BEGIN

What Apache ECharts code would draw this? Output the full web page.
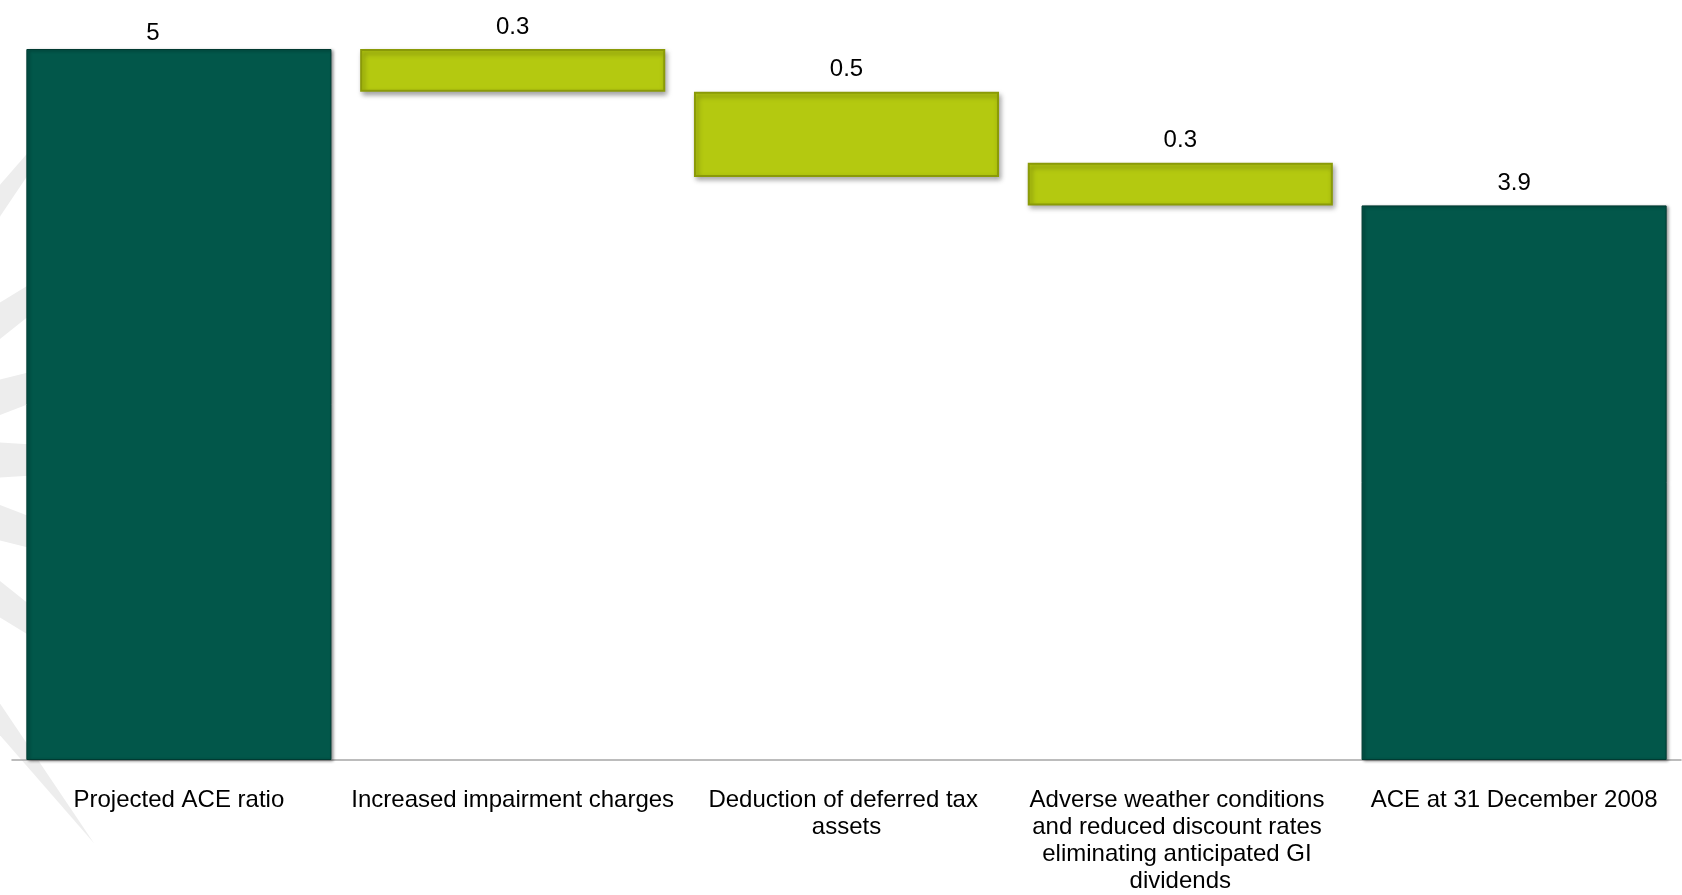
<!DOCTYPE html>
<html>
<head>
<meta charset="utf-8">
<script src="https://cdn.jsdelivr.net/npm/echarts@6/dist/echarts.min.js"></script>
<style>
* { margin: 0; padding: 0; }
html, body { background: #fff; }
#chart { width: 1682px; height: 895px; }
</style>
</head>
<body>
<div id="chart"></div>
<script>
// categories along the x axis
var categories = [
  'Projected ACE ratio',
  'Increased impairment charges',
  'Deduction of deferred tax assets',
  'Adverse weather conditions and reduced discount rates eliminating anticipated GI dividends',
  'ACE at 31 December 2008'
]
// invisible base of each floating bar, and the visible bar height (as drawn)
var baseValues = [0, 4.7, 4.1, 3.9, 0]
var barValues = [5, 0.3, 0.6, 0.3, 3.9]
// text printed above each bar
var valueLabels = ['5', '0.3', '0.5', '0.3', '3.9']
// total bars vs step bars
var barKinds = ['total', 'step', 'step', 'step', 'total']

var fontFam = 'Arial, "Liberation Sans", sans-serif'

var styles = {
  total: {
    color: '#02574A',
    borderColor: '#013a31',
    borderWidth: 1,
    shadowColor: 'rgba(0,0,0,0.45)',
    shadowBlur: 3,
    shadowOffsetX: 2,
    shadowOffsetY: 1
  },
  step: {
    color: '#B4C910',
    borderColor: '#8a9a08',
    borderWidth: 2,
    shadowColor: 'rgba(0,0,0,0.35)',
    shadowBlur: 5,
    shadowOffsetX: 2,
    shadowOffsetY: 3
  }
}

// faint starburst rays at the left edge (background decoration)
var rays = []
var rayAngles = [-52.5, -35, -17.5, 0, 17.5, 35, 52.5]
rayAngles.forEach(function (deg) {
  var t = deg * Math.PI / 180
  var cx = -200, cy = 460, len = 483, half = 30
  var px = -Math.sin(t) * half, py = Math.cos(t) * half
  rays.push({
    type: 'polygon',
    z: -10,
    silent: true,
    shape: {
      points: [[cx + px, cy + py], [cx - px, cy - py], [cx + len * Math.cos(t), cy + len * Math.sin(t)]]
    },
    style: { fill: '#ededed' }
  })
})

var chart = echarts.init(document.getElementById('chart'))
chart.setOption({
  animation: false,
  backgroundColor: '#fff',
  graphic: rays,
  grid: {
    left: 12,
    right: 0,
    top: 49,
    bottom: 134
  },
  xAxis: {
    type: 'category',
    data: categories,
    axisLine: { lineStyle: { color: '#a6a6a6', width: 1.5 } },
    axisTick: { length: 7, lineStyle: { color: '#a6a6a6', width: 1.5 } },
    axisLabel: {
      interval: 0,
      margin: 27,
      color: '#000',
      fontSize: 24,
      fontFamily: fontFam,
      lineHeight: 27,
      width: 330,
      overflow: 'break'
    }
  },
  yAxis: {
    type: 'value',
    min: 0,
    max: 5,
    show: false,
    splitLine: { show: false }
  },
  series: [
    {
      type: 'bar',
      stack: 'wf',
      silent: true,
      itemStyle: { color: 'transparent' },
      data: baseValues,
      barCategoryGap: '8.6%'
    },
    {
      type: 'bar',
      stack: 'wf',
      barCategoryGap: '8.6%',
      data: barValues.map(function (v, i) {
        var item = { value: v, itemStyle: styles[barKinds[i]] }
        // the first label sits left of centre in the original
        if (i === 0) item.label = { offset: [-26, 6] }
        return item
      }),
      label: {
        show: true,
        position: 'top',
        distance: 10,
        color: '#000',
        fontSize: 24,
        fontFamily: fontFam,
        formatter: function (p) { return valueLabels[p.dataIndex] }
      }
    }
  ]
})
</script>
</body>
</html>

END

| Prompt |
Transcribe the full listing above exactly, with the images removed.

| Complete output |
What Apache ECharts code would draw this? Output the full web page.
<!DOCTYPE html>
<html>
<head>
<meta charset="utf-8">
<script src="https://cdn.jsdelivr.net/npm/echarts@6/dist/echarts.min.js"></script>
<style>
* { margin: 0; padding: 0; }
html, body { background: #fff; }
#chart { width: 1682px; height: 895px; }
</style>
</head>
<body>
<div id="chart"></div>
<script>
// categories along the x axis
var categories = [
  'Projected ACE ratio',
  'Increased impairment charges',
  'Deduction of deferred tax assets',
  'Adverse weather conditions and reduced discount rates eliminating anticipated GI dividends',
  'ACE at 31 December 2008'
]
// invisible base of each floating bar, and the visible bar height (as drawn)
var baseValues = [0, 4.7, 4.1, 3.9, 0]
var barValues = [5, 0.3, 0.6, 0.3, 3.9]
// text printed above each bar
var valueLabels = ['5', '0.3', '0.5', '0.3', '3.9']
// total bars vs step bars
var barKinds = ['total', 'step', 'step', 'step', 'total']

var fontFam = 'Arial, "Liberation Sans", sans-serif'

var styles = {
  total: {
    color: '#02574A',
    borderColor: '#013a31',
    borderWidth: 1,
    shadowColor: 'rgba(0,0,0,0.45)',
    shadowBlur: 3,
    shadowOffsetX: 2,
    shadowOffsetY: 1
  },
  step: {
    color: '#B4C910',
    borderColor: '#8a9a08',
    borderWidth: 2,
    shadowColor: 'rgba(0,0,0,0.35)',
    shadowBlur: 5,
    shadowOffsetX: 2,
    shadowOffsetY: 3
  }
}

// faint starburst rays at the left edge (background decoration)
var rays = []
var rayAngles = [-52.5, -35, -17.5, 0, 17.5, 35, 52.5]
rayAngles.forEach(function (deg) {
  var t = deg * Math.PI / 180
  var cx = -200, cy = 460, len = 483, half = 30
  var px = -Math.sin(t) * half, py = Math.cos(t) * half
  rays.push({
    type: 'polygon',
    z: -10,
    silent: true,
    shape: {
      points: [[cx + px, cy + py], [cx - px, cy - py], [cx + len * Math.cos(t), cy + len * Math.sin(t)]]
    },
    style: { fill: '#ededed' }
  })
})

var chart = echarts.init(document.getElementById('chart'))
chart.setOption({
  animation: false,
  backgroundColor: '#fff',
  graphic: rays,
  grid: {
    left: 12,
    right: 0,
    top: 49,
    bottom: 134
  },
  xAxis: {
    type: 'category',
    data: categories,
    axisLine: { lineStyle: { color: '#a6a6a6', width: 1.5 } },
    axisTick: { length: 7, lineStyle: { color: '#a6a6a6', width: 1.5 } },
    axisLabel: {
      interval: 0,
      margin: 27,
      color: '#000',
      fontSize: 24,
      fontFamily: fontFam,
      lineHeight: 27,
      width: 330,
      overflow: 'break'
    }
  },
  yAxis: {
    type: 'value',
    min: 0,
    max: 5,
    show: false,
    splitLine: { show: false }
  },
  series: [
    {
      type: 'bar',
      stack: 'wf',
      silent: true,
      itemStyle: { color: 'transparent' },
      data: baseValues,
      barCategoryGap: '8.6%'
    },
    {
      type: 'bar',
      stack: 'wf',
      barCategoryGap: '8.6%',
      data: barValues.map(function (v, i) {
        var item = { value: v, itemStyle: styles[barKinds[i]] }
        // the first label sits left of centre in the original
        if (i === 0) item.label = { offset: [-26, 6] }
        return item
      }),
      label: {
        show: true,
        position: 'top',
        distance: 10,
        color: '#000',
        fontSize: 24,
        fontFamily: fontFam,
        formatter: function (p) { return valueLabels[p.dataIndex] }
      }
    }
  ]
})
</script>
</body>
</html>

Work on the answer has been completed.